Goal:
Quote, verbatim, all material below, without pictures.

________________________

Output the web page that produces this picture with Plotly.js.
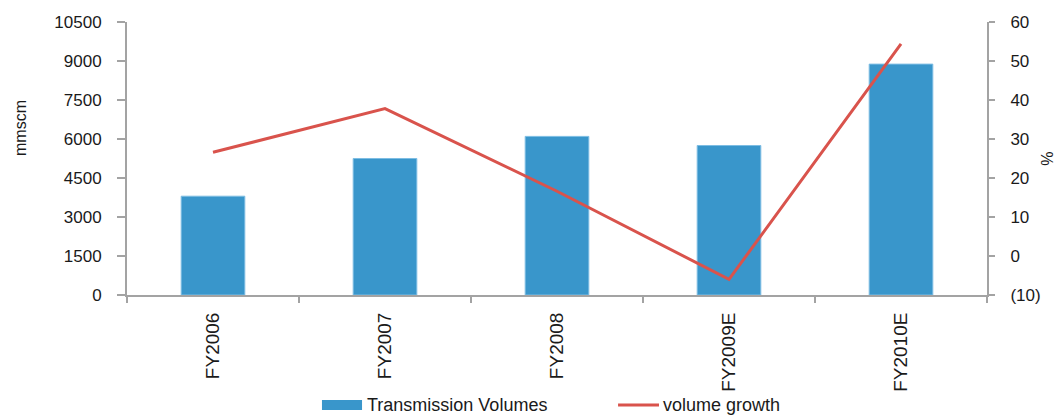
<!DOCTYPE html>
<html>
<head>
<meta charset="utf-8">
<script src="https://cdn.plot.ly/plotly-3.0.1.min.js"></script>
<style>
  html, body { margin: 0; padding: 0; background: #ffffff; }
  #chart { width: 1056px; height: 415px; }
</style>
</head>
<body>
<div id="chart"></div>
<script>
// Fiscal years on the category axis
const years = ["FY2006", "FY2007", "FY2008", "FY2009E", "FY2010E"];

// Transmission volumes, mmscm (left axis)
const transmissionVolumes = [3800, 5250, 6100, 5750, 8880];

// Year-on-year volume growth, % (right axis)
const volumeGrowth = [26.6, 37.8, 16.6, -6.0, 54.4];

// Right-axis tick labels, negatives shown in brackets
const growthTickVals = [-10, 0, 10, 20, 30, 40, 50, 60];
const growthTickText = ["(10)", "0", "10", "20", "30", "40", "50", "60"];

const barName = "Transmission Volumes";
const lineName = "volume growth";
const leftUnit = "mmscm";
const rightUnit = "%";

const barColor = "#3996cb";
const lineColor = "#d9534c";
const axisColor = "#a3a3a3";
const textColor = "#1a1a1a";
const fontFamily = "'Liberation Sans', Arial, sans-serif";

const traces = [
  {
    type: "bar",
    name: barName,
    x: years,
    y: transmissionVolumes,
    width: 0.37,
    marker: { color: barColor, line: { color: "#7dbde3", width: 1 } },
    yaxis: "y",
    showlegend: false,
    hoverinfo: "x+y"
  },
  {
    type: "scatter",
    mode: "lines",
    name: lineName,
    x: years,
    y: volumeGrowth,
    line: { color: lineColor, width: 3 },
    yaxis: "y2",
    showlegend: false,
    hoverinfo: "x+y"
  }
];

// Plot area spans x 127..987, y 22..295 px; legend sits below in paper coords
const layout = {
  width: 1056,
  height: 415,
  margin: { l: 127, r: 69, t: 22, b: 120 },
  paper_bgcolor: "#ffffff",
  plot_bgcolor: "#ffffff",
  font: { family: fontFamily, color: textColor, size: 16 },
  showlegend: false,
  xaxis: {
    type: "category",
    tickangle: -90,
    tickfont: { size: 19, color: textColor },
    ticks: "outside",
    tickson: "boundaries",
    ticklen: 6,
    tickwidth: 2,
    tickcolor: axisColor,
    showline: true,
    linecolor: axisColor,
    linewidth: 2,
    showgrid: false,
    zeroline: false,
    ticklabelstandoff: 8
  },
  yaxis: {
    range: [0, 10500],
    dtick: 1500,
    tick0: 0,
    tickformat: "d",
    ticks: "outside",
    ticklen: 8,
    tickwidth: 2,
    tickcolor: axisColor,
    showline: true,
    linecolor: axisColor,
    linewidth: 2,
    showgrid: false,
    zeroline: false,
    tickfont: { size: 17, color: textColor },
    ticklabelstandoff: 12
  },
  yaxis2: {
    overlaying: "y",
    side: "right",
    range: [-10, 60],
    tickmode: "array",
    tickvals: growthTickVals,
    ticktext: growthTickText,
    ticks: "outside",
    ticklen: 6,
    tickwidth: 2,
    tickcolor: axisColor,
    showline: true,
    linecolor: axisColor,
    linewidth: 2,
    showgrid: false,
    zeroline: false,
    tickfont: { size: 17, color: textColor },
    ticklabelstandoff: 12,
    title: { text: rightUnit, font: { size: 16, color: textColor }, standoff: 4 }
  },
  // Legend drawn beneath the axis
  shapes: [
    {
      type: "rect", xref: "paper", yref: "paper",
      x0: 0.2267, x1: 0.2733, y0: -0.4212, y1: -0.3846,
      fillcolor: barColor, line: { width: 0 }
    },
    {
      type: "line", xref: "paper", yref: "paper",
      x0: 0.571, x1: 0.6186, y0: -0.4029, y1: -0.4029,
      line: { color: lineColor, width: 3 }
    }
  ],
  annotations: [
    {
      // left unit label, set a little above the plot's middle
      xref: "paper", yref: "paper", x: -0.1244, y: 0.6117,
      xanchor: "center", yanchor: "middle", showarrow: false,
      textangle: -90, text: leftUnit, font: { size: 16, color: textColor }
    },
    {
      xref: "paper", yref: "paper", x: 0.277, y: -0.4029,
      xanchor: "left", yanchor: "middle", showarrow: false,
      text: barName, font: { size: 18, color: textColor }
    },
    {
      xref: "paper", yref: "paper", x: 0.621, y: -0.4029,
      xanchor: "left", yanchor: "middle", showarrow: false,
      text: lineName, font: { size: 18, color: textColor }
    }
  ]
};

Plotly.newPlot("chart", traces, layout, { displayModeBar: false, staticPlot: true });
</script>
</body>
</html>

________________________

Full answer:
Output the web page that produces this picture with Plotly.js.
<!DOCTYPE html>
<html>
<head>
<meta charset="utf-8">
<script src="https://cdn.plot.ly/plotly-3.0.1.min.js"></script>
<style>
  html, body { margin: 0; padding: 0; background: #ffffff; }
  #chart { width: 1056px; height: 415px; }
</style>
</head>
<body>
<div id="chart"></div>
<script>
// Fiscal years on the category axis
const years = ["FY2006", "FY2007", "FY2008", "FY2009E", "FY2010E"];

// Transmission volumes, mmscm (left axis)
const transmissionVolumes = [3800, 5250, 6100, 5750, 8880];

// Year-on-year volume growth, % (right axis)
const volumeGrowth = [26.6, 37.8, 16.6, -6.0, 54.4];

// Right-axis tick labels, negatives shown in brackets
const growthTickVals = [-10, 0, 10, 20, 30, 40, 50, 60];
const growthTickText = ["(10)", "0", "10", "20", "30", "40", "50", "60"];

const barName = "Transmission Volumes";
const lineName = "volume growth";
const leftUnit = "mmscm";
const rightUnit = "%";

const barColor = "#3996cb";
const lineColor = "#d9534c";
const axisColor = "#a3a3a3";
const textColor = "#1a1a1a";
const fontFamily = "'Liberation Sans', Arial, sans-serif";

const traces = [
  {
    type: "bar",
    name: barName,
    x: years,
    y: transmissionVolumes,
    width: 0.37,
    marker: { color: barColor, line: { color: "#7dbde3", width: 1 } },
    yaxis: "y",
    showlegend: false,
    hoverinfo: "x+y"
  },
  {
    type: "scatter",
    mode: "lines",
    name: lineName,
    x: years,
    y: volumeGrowth,
    line: { color: lineColor, width: 3 },
    yaxis: "y2",
    showlegend: false,
    hoverinfo: "x+y"
  }
];

// Plot area spans x 127..987, y 22..295 px; legend sits below in paper coords
const layout = {
  width: 1056,
  height: 415,
  margin: { l: 127, r: 69, t: 22, b: 120 },
  paper_bgcolor: "#ffffff",
  plot_bgcolor: "#ffffff",
  font: { family: fontFamily, color: textColor, size: 16 },
  showlegend: false,
  xaxis: {
    type: "category",
    tickangle: -90,
    tickfont: { size: 19, color: textColor },
    ticks: "outside",
    tickson: "boundaries",
    ticklen: 6,
    tickwidth: 2,
    tickcolor: axisColor,
    showline: true,
    linecolor: axisColor,
    linewidth: 2,
    showgrid: false,
    zeroline: false,
    ticklabelstandoff: 8
  },
  yaxis: {
    range: [0, 10500],
    dtick: 1500,
    tick0: 0,
    tickformat: "d",
    ticks: "outside",
    ticklen: 8,
    tickwidth: 2,
    tickcolor: axisColor,
    showline: true,
    linecolor: axisColor,
    linewidth: 2,
    showgrid: false,
    zeroline: false,
    tickfont: { size: 17, color: textColor },
    ticklabelstandoff: 12
  },
  yaxis2: {
    overlaying: "y",
    side: "right",
    range: [-10, 60],
    tickmode: "array",
    tickvals: growthTickVals,
    ticktext: growthTickText,
    ticks: "outside",
    ticklen: 6,
    tickwidth: 2,
    tickcolor: axisColor,
    showline: true,
    linecolor: axisColor,
    linewidth: 2,
    showgrid: false,
    zeroline: false,
    tickfont: { size: 17, color: textColor },
    ticklabelstandoff: 12,
    title: { text: rightUnit, font: { size: 16, color: textColor }, standoff: 4 }
  },
  // Legend drawn beneath the axis
  shapes: [
    {
      type: "rect", xref: "paper", yref: "paper",
      x0: 0.2267, x1: 0.2733, y0: -0.4212, y1: -0.3846,
      fillcolor: barColor, line: { width: 0 }
    },
    {
      type: "line", xref: "paper", yref: "paper",
      x0: 0.571, x1: 0.6186, y0: -0.4029, y1: -0.4029,
      line: { color: lineColor, width: 3 }
    }
  ],
  annotations: [
    {
      // left unit label, set a little above the plot's middle
      xref: "paper", yref: "paper", x: -0.1244, y: 0.6117,
      xanchor: "center", yanchor: "middle", showarrow: false,
      textangle: -90, text: leftUnit, font: { size: 16, color: textColor }
    },
    {
      xref: "paper", yref: "paper", x: 0.277, y: -0.4029,
      xanchor: "left", yanchor: "middle", showarrow: false,
      text: barName, font: { size: 18, color: textColor }
    },
    {
      xref: "paper", yref: "paper", x: 0.621, y: -0.4029,
      xanchor: "left", yanchor: "middle", showarrow: false,
      text: lineName, font: { size: 18, color: textColor }
    }
  ]
};

Plotly.newPlot("chart", traces, layout, { displayModeBar: false, staticPlot: true });
</script>
</body>
</html>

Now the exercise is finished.